WZBC-Newton is a 1000 watt radio station licensed by the Federal Communications Commission and owned by the Board of Trustees of Boston College. WZBC broadcasts at a frequency of 90.3MHz and can be heard throughout the greater Boston area. It is completely operated by full-time undergraduates at Boston College.
WZBC is located in McElroy Commons 107, at the corner of Beacon and Hammond streets in Chestnut Hill, Massachusetts. Normal office hours are between 11am and 5pm.
Boston College radio, WZBC 90.3 FM, is a non-profit, non-commercial entity operating under the auspices of Boston College.
WZBC's goals include:
Providing Boston College students with the opportunity to manage and operate an entirely student-run radio station .
Providing Boston College students and the Boston community with unique and progressive programming.
We do this in a way that shows our commitment to:
Teaching students the technical, programming and organizational aspects of running a radio station.
Valuing and appreciating the diversity of ideas, opinions and tastes of both Boston College students and the greater Boston area.
Publicizing and promoting WZBC to the Boston College community to enhance accessibility and increase listenership on campus.
Adhering to the regulations imposed by the FCC and the values of Boston College.
Welcome to WZBC, Boston College's student run radio station. Originally founded as WVBC, the voice of Boston College, the radio station began in 1960 as a carrier-current AM station, broadcasting solely to the university commnity through the electrical wiring of on-campus buildings and dormitories. After operating in this capacity for 13 years, Boston College Radio took a big step by applying for a lecense to open and operate WZBC-FM, a nine watt, educationally-oriented station at the frequency 90.3. With the advent of WZBC-FM, the radio station expanded its listenership to begin serving the outside community. Through locally based programs, WZBC proposed to link area residents with the university.

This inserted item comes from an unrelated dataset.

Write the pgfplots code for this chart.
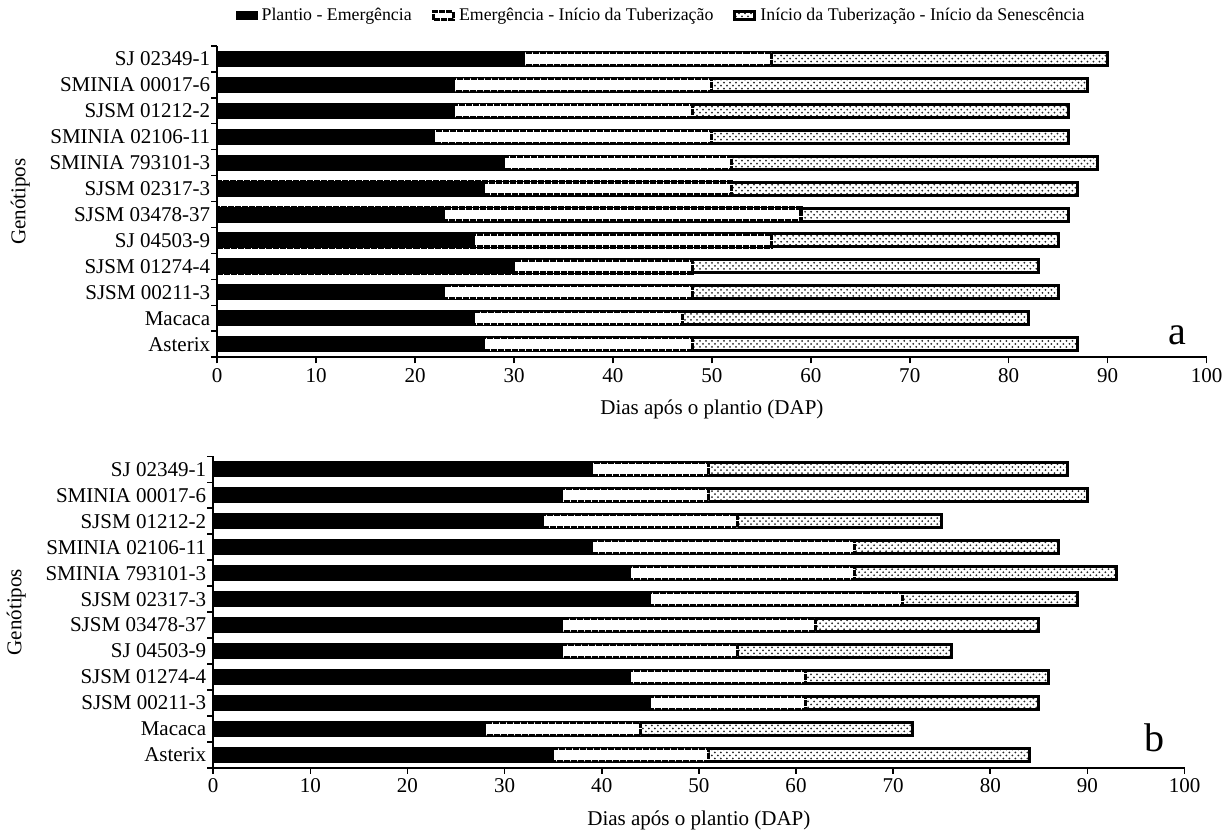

WZBC has seen tremendous growth since its inception in 1973. A power increase was given to WZBC in 1974, bringing the station up to its current output of 1000 watts and allowing once again for an expansion in listenership. Another important touch was added in 1979 when our broadcast signal became stereo. However, arguably the most important change in WZBC history occurred later that year, or perhaps the following one (depending on whom you ask), when the station changed its format to something called modern rock. The frequency formerly home to James Taylor and his ilk became inundated with innovative new bands which commercial radio would not touch. At approximately the same time, WZBC also began broadcasting more experimental music under the moniker, No Commercial Potential, thus changing the future of WZBC irrevocably. Since the initial format change, WZBC has grown to become one of the most influential and respected college stations in the country.
As it stands now, WZBC is actually two fully functioning broadcast entities. Besides the FM frequency, there is also WZBC-AM, which operates on a carrier-current, much like the station's predecessor, WVBC.